Sure, words sometimes change in meaning. Today, some people use “literally” as an adverb that exaggerates a verb or noun. When used in this way, they mean something is “figurative,” not “literal.” But the word “literally” provides more hyperbole—a stronger, bolder metaphor— than to say “figuratively.” The problem is that one person sees “literally” as meaning “exactly” or “strictly as the word suggests,” but the other sees the word as an intensifier. The problem is that these people are playing different games with language.

This idea of a “language game” was formed by Ludwig Wittgenstein, an Austrian-British philosopher. He focused on language and communication throughout his life, specifically our failure to communicate. He believed that miscommunication occurs when people are playing different language games. These language games refer to the different ways we use words as tools in our communication with others. For instance, one type of game might involve discussing facts. The sentence “The Gateway Arch is 630 feet tall” deals with a game of facts. “You never listen to what I’m saying” is a sentence that deals not with facts but expresses an emotion. One feels as though the other does not pay them enough attention.

These games are used for different purposes, and when two people are playing different language games and also do not recognize the differences in the games that they are playing, the meaning of the message is lost. When someone describes themselves with the vague adjective “liberal” or “conservative,” there is ambiguity as to what game they are playing and what they really mean when they use one of these words.

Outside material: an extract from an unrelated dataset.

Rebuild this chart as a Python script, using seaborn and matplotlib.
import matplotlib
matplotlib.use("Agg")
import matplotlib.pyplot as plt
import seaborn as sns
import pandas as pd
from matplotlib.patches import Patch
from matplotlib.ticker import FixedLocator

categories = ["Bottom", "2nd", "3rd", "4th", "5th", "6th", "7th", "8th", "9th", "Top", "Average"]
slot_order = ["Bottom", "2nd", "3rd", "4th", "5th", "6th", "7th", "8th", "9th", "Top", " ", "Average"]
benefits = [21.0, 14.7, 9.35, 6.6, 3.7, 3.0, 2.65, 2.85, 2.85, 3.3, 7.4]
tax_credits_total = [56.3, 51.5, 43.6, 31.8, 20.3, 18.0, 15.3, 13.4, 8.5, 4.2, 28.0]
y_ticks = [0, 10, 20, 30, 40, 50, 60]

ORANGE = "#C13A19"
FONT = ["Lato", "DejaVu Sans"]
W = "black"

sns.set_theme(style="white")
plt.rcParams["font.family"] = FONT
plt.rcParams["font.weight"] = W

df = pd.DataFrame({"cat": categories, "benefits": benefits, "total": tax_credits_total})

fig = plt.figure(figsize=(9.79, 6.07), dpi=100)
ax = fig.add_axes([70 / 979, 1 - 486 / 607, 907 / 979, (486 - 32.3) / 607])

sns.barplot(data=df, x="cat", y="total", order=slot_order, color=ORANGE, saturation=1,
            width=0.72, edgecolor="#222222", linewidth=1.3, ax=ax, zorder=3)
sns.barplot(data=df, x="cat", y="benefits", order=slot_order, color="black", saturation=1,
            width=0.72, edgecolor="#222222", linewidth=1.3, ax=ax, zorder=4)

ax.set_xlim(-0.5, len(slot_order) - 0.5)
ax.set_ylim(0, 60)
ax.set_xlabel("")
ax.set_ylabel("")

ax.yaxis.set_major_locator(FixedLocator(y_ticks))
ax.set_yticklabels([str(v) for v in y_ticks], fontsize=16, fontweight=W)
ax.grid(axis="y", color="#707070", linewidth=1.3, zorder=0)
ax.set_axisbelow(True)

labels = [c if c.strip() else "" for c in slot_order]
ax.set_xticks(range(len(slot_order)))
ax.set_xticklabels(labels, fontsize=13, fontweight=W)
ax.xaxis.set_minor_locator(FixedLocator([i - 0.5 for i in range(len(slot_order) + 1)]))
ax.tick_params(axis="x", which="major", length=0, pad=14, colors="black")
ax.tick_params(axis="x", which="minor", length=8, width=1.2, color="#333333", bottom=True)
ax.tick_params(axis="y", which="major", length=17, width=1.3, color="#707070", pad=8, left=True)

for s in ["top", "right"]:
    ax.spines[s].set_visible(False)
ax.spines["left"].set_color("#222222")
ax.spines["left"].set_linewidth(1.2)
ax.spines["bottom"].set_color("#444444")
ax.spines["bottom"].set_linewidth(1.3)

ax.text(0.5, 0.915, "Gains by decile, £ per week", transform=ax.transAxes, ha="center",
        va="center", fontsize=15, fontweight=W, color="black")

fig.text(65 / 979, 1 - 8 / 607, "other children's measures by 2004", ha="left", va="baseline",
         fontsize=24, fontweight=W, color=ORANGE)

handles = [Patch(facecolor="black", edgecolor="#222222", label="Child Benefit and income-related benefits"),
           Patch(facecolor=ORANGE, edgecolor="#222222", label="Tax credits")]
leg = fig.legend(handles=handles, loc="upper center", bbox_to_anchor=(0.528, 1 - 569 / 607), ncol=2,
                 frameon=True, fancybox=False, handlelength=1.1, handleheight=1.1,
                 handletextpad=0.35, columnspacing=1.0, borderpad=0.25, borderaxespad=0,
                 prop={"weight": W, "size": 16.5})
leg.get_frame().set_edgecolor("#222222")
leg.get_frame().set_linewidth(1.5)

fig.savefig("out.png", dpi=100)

I believe that we should describe ourselves accurately and take more time to find out what it is we really believe rather than connecting ourselves with an in-group and an out-group. Today’s version of “liberal,” even if you distinguish between social and the economic issues, is not descriptive enough to convey the complexity of one’s views. Giving a language monopoly to this word sacrifices clarity for simplicity, but this simplicity reduces our meaning too far. Saying “I’m liberal” only causes miscommunication.